Chandan will cast his vote because he has to. According to many reports, especially that of the Trinamul Congress, the party is poised to wrest total control of the municipality from the CPM, which has ruled it for the past 15 years.
The current chairperson is Tamalika Panda Seth, the wife of Lakshman Seth, Haldia’s power that was. He is behind bars, charged in cases that include the Nandigram “recapture”. Trinamul hopes that the results of the civic elections, to be conducted in 26 wards, will put to rest the spectre of Red rule once and for all.

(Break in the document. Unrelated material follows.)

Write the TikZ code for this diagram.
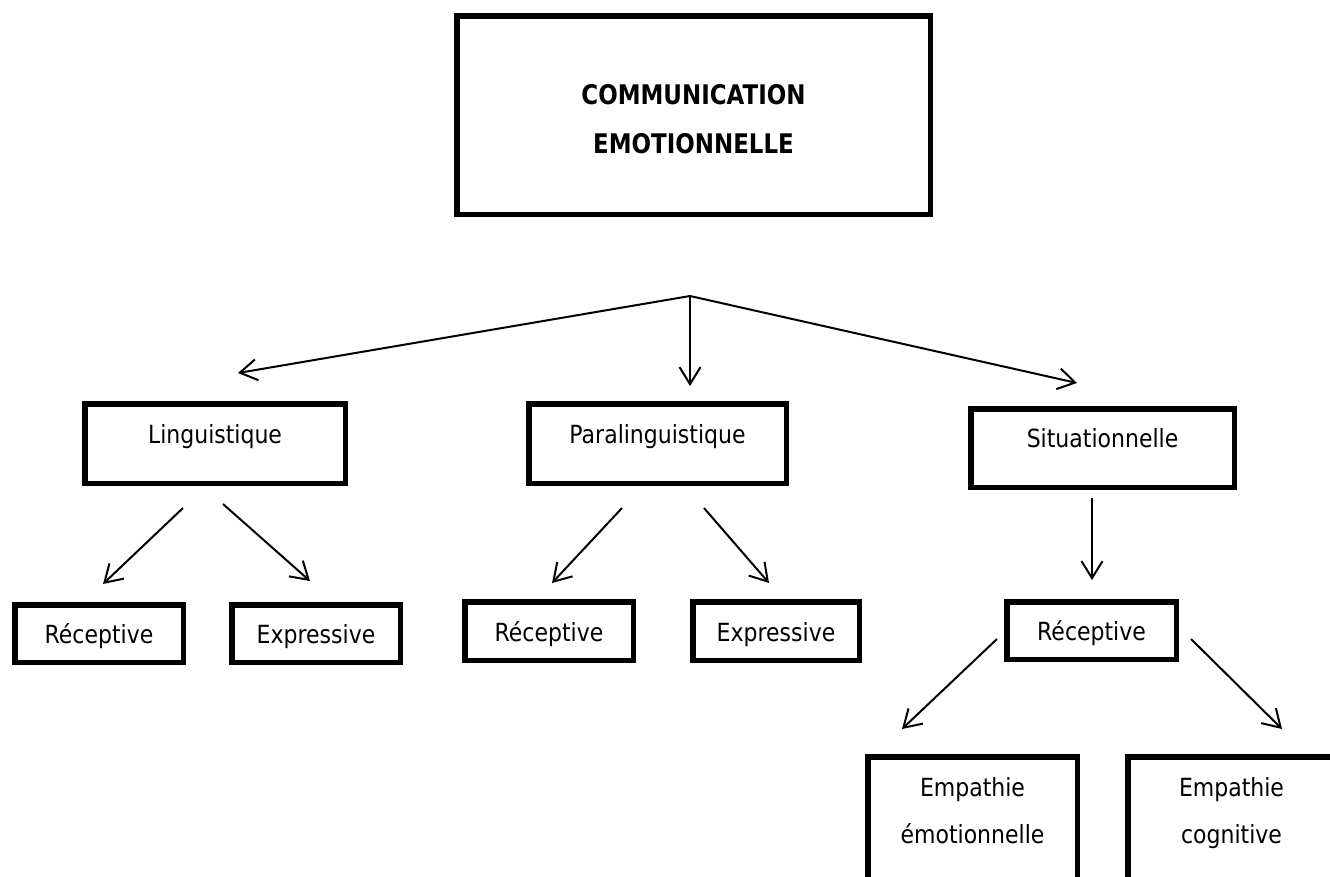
\documentclass[tikz,border=0pt]{standalone}
\usepackage{fontspec}
\setmainfont{DejaVu Sans}[FakeStretch=0.88]
\newfontfamily\titlefont{DejaVu Sans}[FakeStretch=0.85]
\usetikzlibrary{arrows.meta}
\begin{document}
\begin{tikzpicture}[x=1pt,y=-1pt,
  box/.style={draw, line width=5.5pt, inner sep=0pt, outer sep=0pt, anchor=base,
    font=\fontsize{25}{47}\selectfont},
  conn/.style={line width=2pt, -{Straight Barb[length=17pt,width=21pt]}}]
\useasboundingbox (0,0) rectangle (1330,876);
\clip (0,0) rectangle (1330,876);
% title
\node[box, minimum width=473.5pt, text height=88.25pt, text depth=110.25pt,
  font=\titlefont\bfseries\fontsize{27}{49}\selectfont] (title) at (693.5,104)
  {\begin{tabular}[t]{@{}c@{}}COMMUNICATION\\EMOTIONNELLE\end{tabular}};
% level 1
\node[box, minimum width=260.5pt, text height=39.25pt, text depth=40.25pt] (ling) at (215,443) {Linguistique};
\node[box, minimum width=257.5pt, text height=39.25pt, text depth=40.25pt] (para) at (657.5,443) {Paralinguistique};
\node[box, minimum width=263.5pt, text height=38.75pt, text depth=39.75pt] (situ) at (1102.5,447.5) {Situationnelle};
% level 2
\node[box, minimum width=168.5pt, text height=38.25pt, text depth=19.25pt] (recL) at (99,643) {Réceptive};
\node[box, minimum width=168.5pt, text height=38.25pt, text depth=19.25pt] (expL) at (316,643) {Expressive};
\node[box, minimum width=168.5pt, text height=39.25pt, text depth=19.25pt] (recP) at (549,641) {Réceptive};
\node[box, minimum width=166.5pt, text height=39.25pt, text depth=19.25pt] (expP) at (776,641) {Expressive};
\node[box, minimum width=169.5pt, text height=38.25pt, text depth=19.25pt] (recS) at (1091.5,640) {Réceptive};
% level 3
\node[box, minimum width=209.5pt, text height=39.25pt, text depth=130pt] (emo) at (972.5,796)
  {\begin{tabular}[t]{@{}c@{}}Empathie\\émotionnelle\end{tabular}};
\node[box, minimum width=207.5pt, text height=39.25pt, text depth=130pt] (cog) at (1231.5,796)
  {\begin{tabular}[t]{@{}c@{}}Empathie\\cognitive\end{tabular}};
% connector points
\coordinate (apex) at (690,296);
\coordinate (tL) at (238,373);
\coordinate (tM) at (690,386);
\coordinate (tR) at (1077,383);
\coordinate (l1s) at (183,508); \coordinate (l1e) at (103,584);
\coordinate (l2s) at (223,504); \coordinate (l2e) at (310,581);
\coordinate (p1s) at (622,508); \coordinate (p1e) at (552,583);
\coordinate (p2s) at (704,508); \coordinate (p2e) at (769,583);
\coordinate (s1s) at (1092,498); \coordinate (s1e) at (1092,580);
\coordinate (r1s) at (997,639); \coordinate (r1e) at (902,729);
\coordinate (r2s) at (1191,639); \coordinate (r2e) at (1282,729);
% connectors
\draw[conn] (apex) -- (tL);
\draw[conn] (apex) -- (tM);
\draw[conn] (apex) -- (tR);
\draw[conn] (l1s) -- (l1e);
\draw[conn] (l2s) -- (l2e);
\draw[conn] (p1s) -- (p1e);
\draw[conn] (p2s) -- (p2e);
\draw[conn] (s1s) -- (s1e);
\draw[conn] (r1s) -- (r1e);
\draw[conn] (r2s) -- (r2e);
\end{tikzpicture}
\end{document}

“I will be in trouble if I don’t vote,” says Chandan. Does he expect change? “Lankaye je jaye shei Raban (all powerful people are alike),” he quotes a proverb.
Haldia lies in two stretches, some five kilometres separating the township and the industrial zone: the dock and the factories. The Haldia industrial complex — built around the Haldia port with factories of Haldia Petrochemicals, South Asian Petrochemicals Limited, Indian Oil Corporation Limited, Exide, Shaw Wallace, Tata Chemicals, Hindustan Lever and Mitsubishi — was a Left Front showpiece. The Indian Oil Refinery, the Haldia Petrochemical project and the Mitsubishi chemical plant form the industrial nucleus of Haldia.
The official estimate says that in its 400 industrial units, Haldia has an investment of over Rs 11,200 crore. The factories provide direct employment to about 12,000 people and indirect employment to over 50,000. The Haldia municipal area has a population of 2,00,330, according to the 2011 census.
The road out of the township towards the industrial zone is dotted with Trinamul flags. Almost no red flag can be seen. The drive past the factories behind their high gates, with the dock’s tall cranes marking the skyline, leads to Durgachowk, the real Haldia town.
Under the afternoon sun here, Trinamul leader Subhendu Adhikari, the vanquisher of Lakshman Seth, is emitting high decibels. His one-point agenda is to show Seth up as a monster.
Female supporters make a fashion statement by turning up in Trinamul flower-print white saris with Trinamul umbrellas sheltering their heads. But almost as soon as the meeting ends, shops down shutters and their occupants retreat into afternoon siestas.
Some Haldians retreat into the many bars that are a prominent feature of Haldia town. The hotels and bars, mostly glitzy and tacky, were meant to invite the moneybags. Till recently, some of them were notorious for housing crooner girls from Calcutta and other cities. Some hotels still have them.
The afternoon is spread out like an indolent haze over the industry town.
Two men, after much cajoling, come out of a bamboo shed on one side of the main road, rubbing their eyes. Will they vote? Of course they will. They have no choice. Will there be change?
“I don’t know. I have hurt my shoulder carrying the lal jhanda (red flag) for so many years. I have just picked up the twin-flower flag. Let’s see,” smiles Dilshad, who says he is in the transport business.
“We have no work,” he says, then snaps out at another man who claims the factories don’t employ local people because they are not skilled or hardworking. “Why are you lying?”
To a visitor, Haldia town seems as distant from the gated communities of industry as does the “township”. The “Digital Dewali” is still elusive, but you get something of the “divisive feeling”.